Quote the data below in full, minus the images.

------------------------------------------------------------

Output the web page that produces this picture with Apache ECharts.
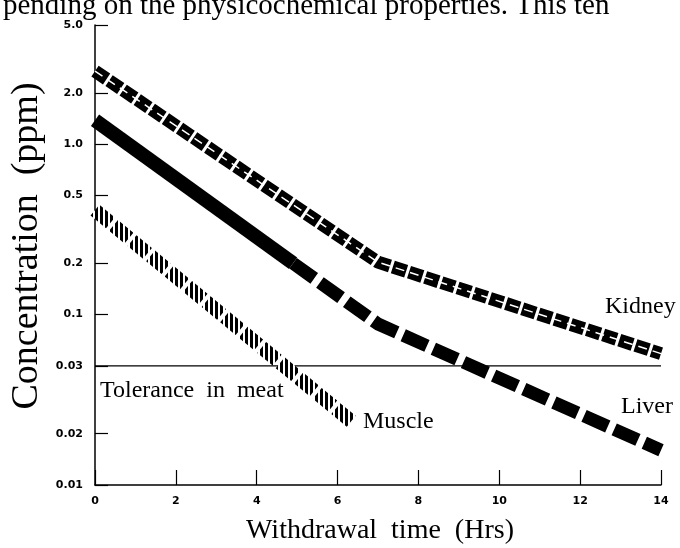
<!DOCTYPE html>
<html>
<head>
<meta charset="utf-8">
<script src="https://cdn.jsdelivr.net/npm/echarts@6/dist/echarts.min.js"></script>
<style>
  html, body { margin: 0; padding: 0; background: #fff; }
  #chart { width: 680px; height: 548px; }
</style>
</head>
<body>
<div id="chart"></div>
<script>
// values (hours, ppm)
const kidneyHours = [0, 7, 14]
const kidneyPpm = [2.68, 0.203, 0.059]
const liverSolidHours = [0, 4.9]
const liverSolidPpm = [1.38, 0.2]
const liverDashHours = [4.9, 7, 14]
const liverDashPpm = [0.2, 0.088, 0.016]
const muscleHours = [0, 6.4]
const musclePpm = [0.41, 0.023]
const toleranceHours = [0, 14]
const tolerancePpm = [0.05, 0.05]

const yTicks = [0.01, 0.02, 0.05, 0.1, 0.2, 0.5, 1, 2, 5]
const yTickLabels = ['0.01', '0.02', '0.03', '0.1', '0.2', '0.5', '1.0', '2.0', '5.0']

const serif = '"Liberation Serif", "DejaVu Serif", serif'
const tickFont = '"DejaVu Sans", sans-serif'

function pairs(xs, ys) {
  return xs.map((x, i) => [x, ys[i]])
}

// vertical hatch used for the muscle band
function hatch() {
  const c = document.createElement('canvas')
  c.width = 5
  c.height = 4
  const ctx = c.getContext('2d')
  ctx.fillStyle = '#fff'
  ctx.fillRect(0, 0, 5, 4)
  ctx.fillStyle = '#000'
  ctx.fillRect(0, 0, 3, 4)
  return c
}

const chart = echarts.init(document.getElementById('chart'), null, { renderer: 'canvas' })

chart.setOption({
  animation: false,
  backgroundColor: '#fff',
  grid: { left: 95, right: 19, top: 25, bottom: 63 },
  xAxis: {
    type: 'value',
    min: 0,
    max: 14,
    interval: 2,
    axisLine: { lineStyle: { color: '#000', width: 1.5 } },
    axisTick: { inside: true, length: 15, lineStyle: { color: '#000', width: 1.2 } },
    axisLabel: { color: '#000', fontFamily: tickFont, fontWeight: 'bold', fontSize: 11, margin: 11 },
    splitLine: { show: false },
  },
  yAxis: {
    type: 'log',
    logBase: 10,
    min: 0.01,
    max: 5,
    axisLine: { show: true, lineStyle: { color: '#000', width: 1.5 } },
    axisTick: {
      show: true,
      inside: true,
      length: 13,
      customValues: yTicks,
      lineStyle: { color: '#000', width: 1.2 },
    },
    axisLabel: {
      customValues: yTicks,
      color: '#000',
      fontFamily: tickFont,
      fontWeight: 'bold',
      fontSize: 11,
      margin: 12,
      formatter: (v) => {
        const i = yTicks.findIndex((t) => Math.abs(t - v) < 1e-9)
        return i >= 0 ? yTickLabels[i] : ''
      },
    },
    splitLine: { show: false },
    minorTick: { show: false },
  },
  series: [
    {
      name: 'Tolerance in meat',
      type: 'line',
      data: pairs(toleranceHours, tolerancePpm),
      showSymbol: false,
      lineStyle: { color: '#000', width: 1.3 },
      z: 1,
    },
    {
      name: 'Kidney',
      type: 'line',
      data: pairs(kidneyHours, kidneyPpm),
      showSymbol: false,
      lineStyle: { color: '#000', width: 13, type: [14, 3], cap: 'butt' },
      z: 2,
    },
    {
      name: 'Kidney stripe',
      type: 'line',
      data: pairs(kidneyHours, kidneyPpm),
      showSymbol: false,
      lineStyle: { color: '#fff', width: 1.5, type: [9, 6] },
      z: 3,
    },
    {
      name: 'Liver',
      type: 'line',
      data: pairs(liverSolidHours, liverSolidPpm),
      showSymbol: false,
      lineStyle: { color: '#000', width: 14, cap: 'butt' },
      z: 2,
    },
    {
      name: 'Liver dashed',
      type: 'line',
      data: pairs(liverDashHours, liverDashPpm),
      showSymbol: false,
      lineStyle: { color: '#000', width: 13, type: [26, 7], cap: 'butt' },
      z: 2,
    },
    {
      name: 'Muscle',
      type: 'line',
      data: pairs(muscleHours, musclePpm),
      showSymbol: false,
      lineStyle: { color: { image: hatch(), repeat: 'repeat' }, width: 14, type: [20, 4], cap: 'butt' },
      z: 2,
    },
  ],
  graphic: [
    {
      type: 'text',
      style: {
        text: 'pending on the physicochemical properties. This ten',
        x: 3, y: 6, font: '29px ' + serif, fill: '#000', textVerticalAlign: 'middle',
      },
    },
    {
      type: 'text',
      rotation: Math.PI / 2,
      x: 27, y: 246,
      style: {
        text: 'Concentration  (ppm)',
        x: 0, y: 0, font: '38px ' + serif, fill: '#000',
        textAlign: 'center', textVerticalAlign: 'middle',
      },
    },
    {
      type: 'text',
      style: {
        text: 'Withdrawal  time  (Hrs)',
        x: 380, y: 531, font: '28px ' + serif, fill: '#000',
        textAlign: 'center', textVerticalAlign: 'middle',
      },
    },
    {
      type: 'text',
      style: { text: 'Kidney', x: 605, y: 307, font: '24px ' + serif, fill: '#000', textVerticalAlign: 'middle' },
    },
    {
      type: 'text',
      style: { text: 'Liver', x: 621, y: 407, font: '24px ' + serif, fill: '#000', textVerticalAlign: 'middle' },
    },
    {
      type: 'text',
      style: { text: 'Muscle', x: 363, y: 422, font: '24px ' + serif, fill: '#000', textVerticalAlign: 'middle' },
    },
    {
      type: 'text',
      style: { text: 'Tolerance  in  meat', x: 100, y: 391, font: '24px ' + serif, fill: '#000', textVerticalAlign: 'middle' },
    },
  ],
})
</script>
</body>
</html>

------------------------------------------------------------

**Exercise response**
Output the web page that produces this picture with Apache ECharts.
<!DOCTYPE html>
<html>
<head>
<meta charset="utf-8">
<script src="https://cdn.jsdelivr.net/npm/echarts@6/dist/echarts.min.js"></script>
<style>
  html, body { margin: 0; padding: 0; background: #fff; }
  #chart { width: 680px; height: 548px; }
</style>
</head>
<body>
<div id="chart"></div>
<script>
// values (hours, ppm)
const kidneyHours = [0, 7, 14]
const kidneyPpm = [2.68, 0.203, 0.059]
const liverSolidHours = [0, 4.9]
const liverSolidPpm = [1.38, 0.2]
const liverDashHours = [4.9, 7, 14]
const liverDashPpm = [0.2, 0.088, 0.016]
const muscleHours = [0, 6.4]
const musclePpm = [0.41, 0.023]
const toleranceHours = [0, 14]
const tolerancePpm = [0.05, 0.05]

const yTicks = [0.01, 0.02, 0.05, 0.1, 0.2, 0.5, 1, 2, 5]
const yTickLabels = ['0.01', '0.02', '0.03', '0.1', '0.2', '0.5', '1.0', '2.0', '5.0']

const serif = '"Liberation Serif", "DejaVu Serif", serif'
const tickFont = '"DejaVu Sans", sans-serif'

function pairs(xs, ys) {
  return xs.map((x, i) => [x, ys[i]])
}

// vertical hatch used for the muscle band
function hatch() {
  const c = document.createElement('canvas')
  c.width = 5
  c.height = 4
  const ctx = c.getContext('2d')
  ctx.fillStyle = '#fff'
  ctx.fillRect(0, 0, 5, 4)
  ctx.fillStyle = '#000'
  ctx.fillRect(0, 0, 3, 4)
  return c
}

const chart = echarts.init(document.getElementById('chart'), null, { renderer: 'canvas' })

chart.setOption({
  animation: false,
  backgroundColor: '#fff',
  grid: { left: 95, right: 19, top: 25, bottom: 63 },
  xAxis: {
    type: 'value',
    min: 0,
    max: 14,
    interval: 2,
    axisLine: { lineStyle: { color: '#000', width: 1.5 } },
    axisTick: { inside: true, length: 15, lineStyle: { color: '#000', width: 1.2 } },
    axisLabel: { color: '#000', fontFamily: tickFont, fontWeight: 'bold', fontSize: 11, margin: 11 },
    splitLine: { show: false },
  },
  yAxis: {
    type: 'log',
    logBase: 10,
    min: 0.01,
    max: 5,
    axisLine: { show: true, lineStyle: { color: '#000', width: 1.5 } },
    axisTick: {
      show: true,
      inside: true,
      length: 13,
      customValues: yTicks,
      lineStyle: { color: '#000', width: 1.2 },
    },
    axisLabel: {
      customValues: yTicks,
      color: '#000',
      fontFamily: tickFont,
      fontWeight: 'bold',
      fontSize: 11,
      margin: 12,
      formatter: (v) => {
        const i = yTicks.findIndex((t) => Math.abs(t - v) < 1e-9)
        return i >= 0 ? yTickLabels[i] : ''
      },
    },
    splitLine: { show: false },
    minorTick: { show: false },
  },
  series: [
    {
      name: 'Tolerance in meat',
      type: 'line',
      data: pairs(toleranceHours, tolerancePpm),
      showSymbol: false,
      lineStyle: { color: '#000', width: 1.3 },
      z: 1,
    },
    {
      name: 'Kidney',
      type: 'line',
      data: pairs(kidneyHours, kidneyPpm),
      showSymbol: false,
      lineStyle: { color: '#000', width: 13, type: [14, 3], cap: 'butt' },
      z: 2,
    },
    {
      name: 'Kidney stripe',
      type: 'line',
      data: pairs(kidneyHours, kidneyPpm),
      showSymbol: false,
      lineStyle: { color: '#fff', width: 1.5, type: [9, 6] },
      z: 3,
    },
    {
      name: 'Liver',
      type: 'line',
      data: pairs(liverSolidHours, liverSolidPpm),
      showSymbol: false,
      lineStyle: { color: '#000', width: 14, cap: 'butt' },
      z: 2,
    },
    {
      name: 'Liver dashed',
      type: 'line',
      data: pairs(liverDashHours, liverDashPpm),
      showSymbol: false,
      lineStyle: { color: '#000', width: 13, type: [26, 7], cap: 'butt' },
      z: 2,
    },
    {
      name: 'Muscle',
      type: 'line',
      data: pairs(muscleHours, musclePpm),
      showSymbol: false,
      lineStyle: { color: { image: hatch(), repeat: 'repeat' }, width: 14, type: [20, 4], cap: 'butt' },
      z: 2,
    },
  ],
  graphic: [
    {
      type: 'text',
      style: {
        text: 'pending on the physicochemical properties. This ten',
        x: 3, y: 6, font: '29px ' + serif, fill: '#000', textVerticalAlign: 'middle',
      },
    },
    {
      type: 'text',
      rotation: Math.PI / 2,
      x: 27, y: 246,
      style: {
        text: 'Concentration  (ppm)',
        x: 0, y: 0, font: '38px ' + serif, fill: '#000',
        textAlign: 'center', textVerticalAlign: 'middle',
      },
    },
    {
      type: 'text',
      style: {
        text: 'Withdrawal  time  (Hrs)',
        x: 380, y: 531, font: '28px ' + serif, fill: '#000',
        textAlign: 'center', textVerticalAlign: 'middle',
      },
    },
    {
      type: 'text',
      style: { text: 'Kidney', x: 605, y: 307, font: '24px ' + serif, fill: '#000', textVerticalAlign: 'middle' },
    },
    {
      type: 'text',
      style: { text: 'Liver', x: 621, y: 407, font: '24px ' + serif, fill: '#000', textVerticalAlign: 'middle' },
    },
    {
      type: 'text',
      style: { text: 'Muscle', x: 363, y: 422, font: '24px ' + serif, fill: '#000', textVerticalAlign: 'middle' },
    },
    {
      type: 'text',
      style: { text: 'Tolerance  in  meat', x: 100, y: 391, font: '24px ' + serif, fill: '#000', textVerticalAlign: 'middle' },
    },
  ],
})
</script>
</body>
</html>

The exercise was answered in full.